4) Special categories of workers 

(a) In addition to the categories listed above, there are a number of special categories of workers who may work in Italy on assignment for temporary periods; e.g., journalists, athletes, artists, and nurses. 

(b) Individuals who have a work permit (and who are hired locally) issued by another EU country can be transferred to Italy based upon a service agreement between their employer and an Italian company. In such a case a work permit is not needed but it is sufficient that the Italian company sends a notice to the local immigration office. 

(c) Workers who meet the conditions for an intra-company assignment (i.e., 6-month seniority in the same field, the host and sending company are part of the same group) who carry out some "freelance" activities also for the benefit of the Italian host company, may obtain a "self employee" work permit, which is issued by the Police rather than by the Immigration Office. 

3. VISAS AND PERMITS

Local Hiring

Subject to the availability of quotas. The Italian Government periodically issues new quotas which, if obtained, allow non-EU nationals to be hired directly by an Italian company. It is difficult to obtain a quota due to the high number of applications in relation to the number of quotas available.

Procedure

1. Quota application is filed with the local Immigration Office; 

2. Once the quota is issued, the employee may apply for the entry visa at the Consulate in his or her country of residence; 

3. The employee enters Italy with the visa and applies for a long-term residence permit.

Autonomous Workers

Subject to the availability of quotas (see Local Hiring, above). Those who intend to carry out licensed/freelance activities (e.g., doctors, lawyers, entrepreneurs) must obtain a special authorization from the relevant bar association or labor chamber. This requirement does not apply to those appointed as officers of an Italian company.

Procedure

1. Application is filed with the local Police Authority (Questura); 

2. Once the clearance is issued, the employee may apply for the visa at the Consulate in his or her country of residence; 

3. The employee enters Italy with the visa and applies for a long-term residence permit.

Highly Specialized Employees and Intra-Company Assignees

Must obtain a work authorization (Nulla Osta) from the local Immigration Office. No quotas are required when the sending and host companies are not part of the same group. In this case, a Service Level Agreement must be executed and local Unions must be informed. 

Procedure

1. Work Permit application is filed with the local Immigration Office; 

2. Once the Work Permit is issued, the employee may apply for the employment visa at the Consulate in his or her country of residence; 

3. The employee enters Italy and regularizes the job position with the Immigration authorities (Contract of Stay to be signed); 

4. The employee applies for a long-term residence permit.

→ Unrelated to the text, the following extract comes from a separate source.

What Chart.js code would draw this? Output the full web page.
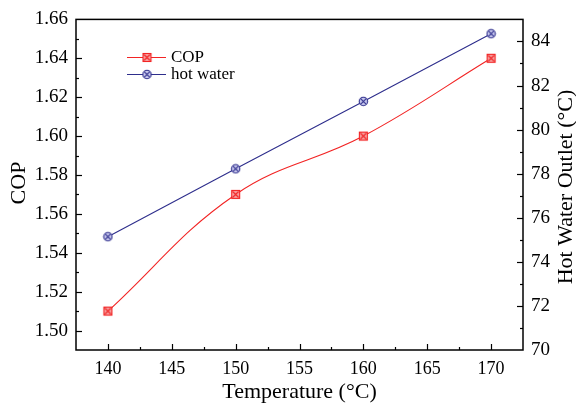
<!DOCTYPE html>
<html><head><meta charset="utf-8">
<style>html,body{margin:0;padding:0;background:#fff}#wrap{width:576px;height:404px;position:relative}</style>
<script src="https://cdn.jsdelivr.net/npm/chart.js@4"></script>
</head><body><div id="wrap"><canvas id="c" width="576" height="404"></canvas></div>
<script>
const temperatures = [140, 150, 160, 170];
const copValues = [1.51, 1.57, 1.60, 1.64];
const hotWaterValues = [75.14, 78.22, 81.28, 84.35];
const xTickValues = [140, 145, 150, 155, 160, 165, 170];
const copTickValues = [1.50, 1.52, 1.54, 1.56, 1.58, 1.60, 1.62, 1.64, 1.66];
const hotTickValues = [70, 72, 74, 76, 78, 80, 82, 84];
const seriesNames = ['COP', 'hot water'];
const axisTitles = { x: 'Temperature (°C)', y: 'COP', y2: 'Hot Water Outlet (°C)' };

const RED = '#f22424', RED_FILL = '#f7a3a3';
const BLUE = '#2e2e8c', BLUE_FILL = '#c9c9ee';
const FONT = '"Liberation Serif", "Times New Roman", serif';

function makeMarker(kind, stroke, fill) {
  const c = document.createElement('canvas');
  c.width = 11; c.height = 11;
  const g = c.getContext('2d');
  g.lineWidth = 1.1; g.strokeStyle = stroke; g.fillStyle = fill;
  if (kind === 'square') {
    g.fillRect(1.5, 1.5, 8, 8); g.strokeRect(1.5, 1.5, 8, 8);
    g.beginPath(); g.moveTo(2.5, 2.5); g.lineTo(8.5, 8.5); g.moveTo(8.5, 2.5); g.lineTo(2.5, 8.5); g.stroke();
  } else {
    g.beginPath(); g.arc(5.5, 5.5, 4.2, 0, Math.PI * 2); g.fill(); g.stroke();
    g.beginPath(); g.moveTo(2.7, 2.7); g.lineTo(8.3, 8.3); g.moveTo(8.3, 2.7); g.lineTo(2.7, 8.3); g.stroke();
  }
  return c;
}
const redMarker = makeMarker('square', RED, RED_FILL);
const blueMarker = makeMarker('circle', BLUE, BLUE_FILL);

const frameTicks = {
  id: 'frameTicks',
  afterDraw(chart) {
    const { ctx, chartArea: a, scales } = chart;
    ctx.save();
    ctx.strokeStyle = '#000'; ctx.lineWidth = 1.5;
    ctx.strokeRect(a.left, a.top, a.right - a.left, a.bottom - a.top);
    ctx.lineWidth = 1.2;
    const x = scales.x, y = scales.y, y2 = scales.y2;
    const line = (x1, y1, x2, y2_) => { ctx.beginPath(); ctx.moveTo(x1, y1); ctx.lineTo(x2, y2_); ctx.stroke(); };
    for (let v = x.min; v <= x.max + 1e-9; v += 2.5) {
      const px = Math.round(x.getPixelForValue(v)) + 0.5;
      const major = Math.abs((v / 5) - Math.round(v / 5)) < 1e-6;
      if (px <= a.left + 1 || px >= a.right - 1) continue;
      line(px, a.bottom, px, a.bottom - (major ? 6 : 3));
    }
    for (let i = 0; i <= 17; i++) {
      const v = y.min + i * 0.01;
      const py = Math.round(y.getPixelForValue(v)) + 0.5;
      if (py <= a.top + 1 || py >= a.bottom - 1) continue;
      const major = i % 2 === 1;
      line(a.left, py, a.left + (major ? 6 : 3), py);
    }
    for (let v = 70; v <= 85; v += 1) {
      const py = Math.round(y2.getPixelForValue(v)) + 0.5;
      if (py <= a.top + 1 || py >= a.bottom - 1) continue;
      const major = v % 2 === 0;
      line(a.right, py, a.right - (major ? 6 : 3), py);
    }
    // axis titles
    ctx.fillStyle = '#000';
    ctx.font = '22px ' + FONT; ctx.textAlign = 'center'; ctx.textBaseline = 'middle';
    ctx.fillText(axisTitles.x, (a.left + a.right) / 2, 392);
    ctx.save(); ctx.translate(19.5, 183); ctx.rotate(-Math.PI / 2); ctx.fillText(axisTitles.y, 0, 0); ctx.restore();
    ctx.save(); ctx.translate(566, 187); ctx.rotate(-Math.PI / 2); ctx.fillText(axisTitles.y2, 0, 0); ctx.restore();
    // legend
    const rows = [
      { name: seriesNames[0], color: RED, img: redMarker, y: 57 },
      { name: seriesNames[1], color: BLUE, img: blueMarker, y: 74 }
    ];
    ctx.font = '17px ' + FONT; ctx.textAlign = 'left'; ctx.textBaseline = 'middle';
    rows.forEach(r => {
      ctx.strokeStyle = r.color; ctx.lineWidth = 1;
      line(127, r.y + 0.5, 166, r.y + 0.5);
      ctx.drawImage(r.img, 147 - 5.5, r.y - 5);
      ctx.fillStyle = '#000';
      ctx.fillText(r.name, 171, r.y + 1);
    });
    ctx.restore();
  }
};

new Chart(document.getElementById('c'), {
  type: 'line',
  data: {
    datasets: [
      {
        label: seriesNames[0],
        data: temperatures.map((t, i) => ({ x: t, y: copValues[i] })),
        yAxisID: 'y', borderColor: RED, borderWidth: 1.1,
        tension: 0.4, pointStyle: redMarker, fill: false
      },
      {
        label: seriesNames[1],
        data: temperatures.map((t, i) => ({ x: t, y: hotWaterValues[i] })),
        yAxisID: 'y2', borderColor: BLUE, borderWidth: 1.1,
        tension: 0, pointStyle: blueMarker, fill: false
      }
    ]
  },
  options: {
    responsive: false, animation: false, devicePixelRatio: 1,
    layout: { padding: { top: 19, left: 0, right: 0, bottom: 0 } },
    plugins: { legend: { display: false }, tooltip: { enabled: false } },
    scales: {
      x: {
        type: 'linear', min: 137.5, max: 172.5,
        afterBuildTicks(s) { s.ticks = xTickValues.map(v => ({ value: v })); },
        afterFit(s) { s.height = 54; },
        grid: { display: false, drawTicks: false }, border: { display: false },
        ticks: { color: '#000', padding: 8, font: { family: FONT, size: 18 }, maxRotation: 0, autoSkip: false },
        title: { display: false }
      },
      y: {
        position: 'left', min: 1.49, max: 1.66,
        afterBuildTicks(s) { s.ticks = copTickValues.map(v => ({ value: v })); },
        afterFit(s) { s.width = 76; },
        grid: { display: false, drawTicks: false }, border: { display: false },
        ticks: { color: '#000', padding: 8, font: { family: FONT, size: 19 }, callback: v => v.toFixed(2), autoSkip: false },
        title: { display: false }
      },
      y2: {
        position: 'right', min: 70, max: 85,
        afterBuildTicks(s) { s.ticks = hotTickValues.map(v => ({ value: v })); },
        afterFit(s) { s.width = 53; },
        grid: { display: false, drawTicks: false }, border: { display: false },
        ticks: { color: '#000', padding: 8, font: { family: FONT, size: 19 }, autoSkip: false },
        title: { display: false }
      }
    }
  },
  plugins: [frameTicks]
});
</script></body></html>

ICT Assignees Working as Consultants of Italian Companies

Must obtain a clearance (Nulla Osta) from the local Police Authority. No quotas are required. 

Procedure

1. Application is filed with the local Police Authority (Questura); 

2. Once the clearance is issued, the employee may apply for the visa at the Consulate in his or her country of residence; 

3. The employee enters Italy and applies for a long-term residence permit. 

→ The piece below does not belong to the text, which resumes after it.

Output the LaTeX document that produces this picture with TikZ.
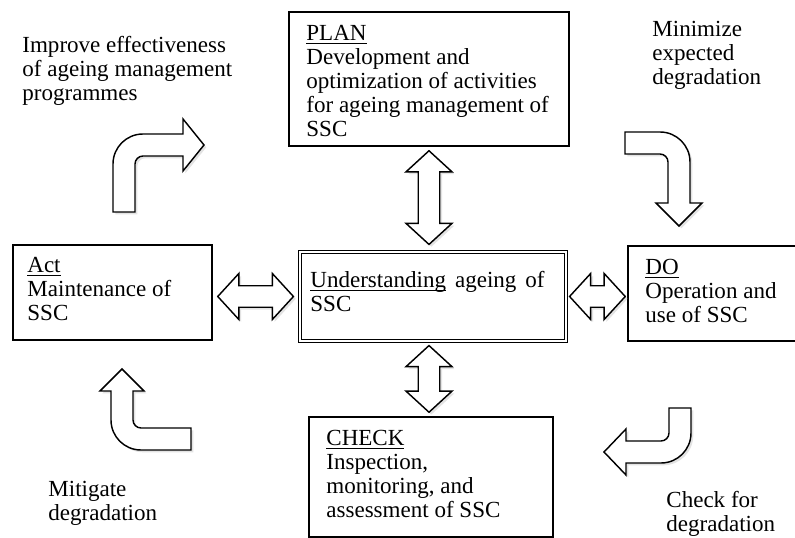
\documentclass[tikz,border=0pt]{standalone}
\usepackage{fontspec}
\setmainfont{Liberation Serif}
\usetikzlibrary{calc, fit, shadows}

\newcommand{\headlen}{11pt}
\newcommand{\headw}{12pt}
\newcommand{\shaftw}{5.6pt}
\newcommand{\ulined}[1]{\setbox0=\hbox{#1}\rlap{\rule[-1.9pt]{\wd0}{0.6pt}}\box0\relax}

% straight block arrow with two heads, left to right
\newcommand{\hbiarrow}[2]{%
  \draw[blockarrow] let \p1=#1, \p2=#2 in
    (\x1,\y1) -- (\x1+\headlen,\y1+\headw) -- (\x1+\headlen,\y1+\shaftw)
    -- (\x2-\headlen,\y1+\shaftw) -- (\x2-\headlen,\y1+\headw) -- (\x2,\y1)
    -- (\x2-\headlen,\y1-\headw) -- (\x2-\headlen,\y1-\shaftw)
    -- (\x1+\headlen,\y1-\shaftw) -- (\x1+\headlen,\y1-\headw) -- cycle;}
% same, top to bottom
\newcommand{\vbiarrow}[2]{%
  \draw[blockarrow] let \p1=#1, \p2=#2 in
    (\x1,\y1) -- (\x1+\headw,\y1-\headlen) -- (\x1+\shaftw,\y1-\headlen)
    -- (\x1+\shaftw,\y2+\headlen) -- (\x1+\headw,\y2+\headlen) -- (\x1,\y2)
    -- (\x1-\headw,\y2+\headlen) -- (\x1-\shaftw,\y2+\headlen)
    -- (\x1-\shaftw,\y1-\headlen) -- (\x1-\headw,\y1-\headlen) -- cycle;}

\tikzset{
  frame/.style={draw, line width=0.8pt, inner sep=0pt},
  txt/.style={anchor=north west, inner sep=0pt, align=left,
    font=\fontsize{12}{12.5}\selectfont},
  blockarrow/.style={draw, line width=0.75pt, fill=white, line join=miter,
    drop shadow={shadow xshift=1.2pt, shadow yshift=-1.2pt, fill=black!22}},
}

\begin{document}
\begin{tikzpicture}[x=0.5208pt, y=-0.5208pt]
  \useasboundingbox (0,0) rectangle (795,538);

  % the five boxes
  \node[frame, fit={(289,12) (569,146)}] (plan) {};
  \node[frame, fit={(13,245) (212,340)}] (act) {};
  \node[frame, double, double distance=1.3pt, line width=0.6pt,
        fit={(300,252) (566,341)}] (core) {};
  \node[frame, fit={(628,246) (805,341)}] (do) {};
  \node[frame, fit={(309,417) (553,537)}] (check) {};

  \node[txt] (plantxt) at (306,24.5)
    {\ulined{PLAN}\\Development and\\optimization of activities\\for ageing management of\\SSC};
  \node[txt] (acttxt) at (27,256.5) {\ulined{Act}\\Maintenance of\\SSC};
  \node[txt] (coretxt) at (310,270.5)
    {\makebox[122pt][s]{\ulined{Understanding} ageing of}\\SSC};
  \node[txt] (dotxt) at (645,259) {\ulined{DO}\\Operation and\\use of SSC};
  \node[txt] (checktxt) at (326,429.5)
    {\ulined{CHECK}\\Inspection,\\monitoring, and\\assessment of SSC};

  % outer labels
  \node[txt] (improve) at (22,35.5) {Improve effectiveness\\of ageing management\\programmes};
  \node[txt] (minimize) at (652,21) {Minimize\\expected\\degradation};
  \node[txt] (mitigate) at (48,480.5) {Mitigate\\degradation};
  \node[txt] (checkfor) at (666,490.5) {Check for\\degradation};

  % links to the centre
  \hbiarrow{($(act.east |- core.west)+(5,0)$)}{($(core.west)+(-6,0)$)}
  \hbiarrow{($(core.east)+(3,0)$)}{($(do.west |- core.east)+(-2,0)$)}
  \vbiarrow{($(plan.south)+(0,4)$)}{($(core.north -| plan.south)+(0,-7)$)}
  \vbiarrow{($(core.south -| plan.south)+(0,4)$)}{($(check.north -| plan.south)+(0,-4)$)}

  % bent arrows round the cycle
  \draw[blockarrow] (113,212) -- (113,164) .. controls (113,147.4) and (126.4,134) .. (143,134)
    -- (183,134) -- (183,119) -- (204,145) -- (183,171) -- (183,156) -- (143,156)
    .. controls (138.6,156) and (135,159.6) .. (135,164) -- (135,212) -- cycle;
  \draw[blockarrow] (625,132) -- (660,132) .. controls (676.6,132) and (690,145.4) .. (690,162)
    -- (690,203) -- (702,203) -- (679,226) -- (656,203) -- (668,203) -- (668,162)
    .. controls (668,157.6) and (664.4,154) .. (660,154) -- (625,154) -- cycle;
  \draw[blockarrow] (691,408) -- (691,433) .. controls (691,449.6) and (677.6,463) .. (661,463)
    -- (626,463) -- (626,475) -- (604,452) -- (626,429) -- (626,441) -- (661,441)
    .. controls (665.4,441) and (669,437.4) .. (669,433) -- (669,408) -- cycle;
  \draw[blockarrow] (122,369) -- (144,391) -- (133,391) -- (133,420)
    .. controls (133,424.4) and (136.6,428) .. (141,428) -- (191,428) -- (191,450)
    -- (141,450) .. controls (124.4,450) and (111,436.6) .. (111,420)
    -- (111,391) -- (100,391) -- cycle;
\end{tikzpicture}
\end{document}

Holders of a Work Permit in Another EU Country

The foreign company and the Italian host company must execute a service agreement 

Procedure

1. Application is filed with the local Immigration Office; 

2. The employee enters Italy and applies for a long-term residence permit.

Others

Special permits (out of the quota system) are provided for the following types of specialized employees: 

- Translators and interpreters; 

- Traveling show performers; 

- Professional athletes; 

- Dancers and artists; 

- Artists performing in opera, theater, cinema movies 

Procedure

1. Work Permit application is filed with the competent Ministry Office (depending on the type of employee); 

2. Once the Work Permit is issued, the employee may apply for the employment visa at the Consulate in country of residence; 

3. The employee enters Italy and applies for a long-term residence permit.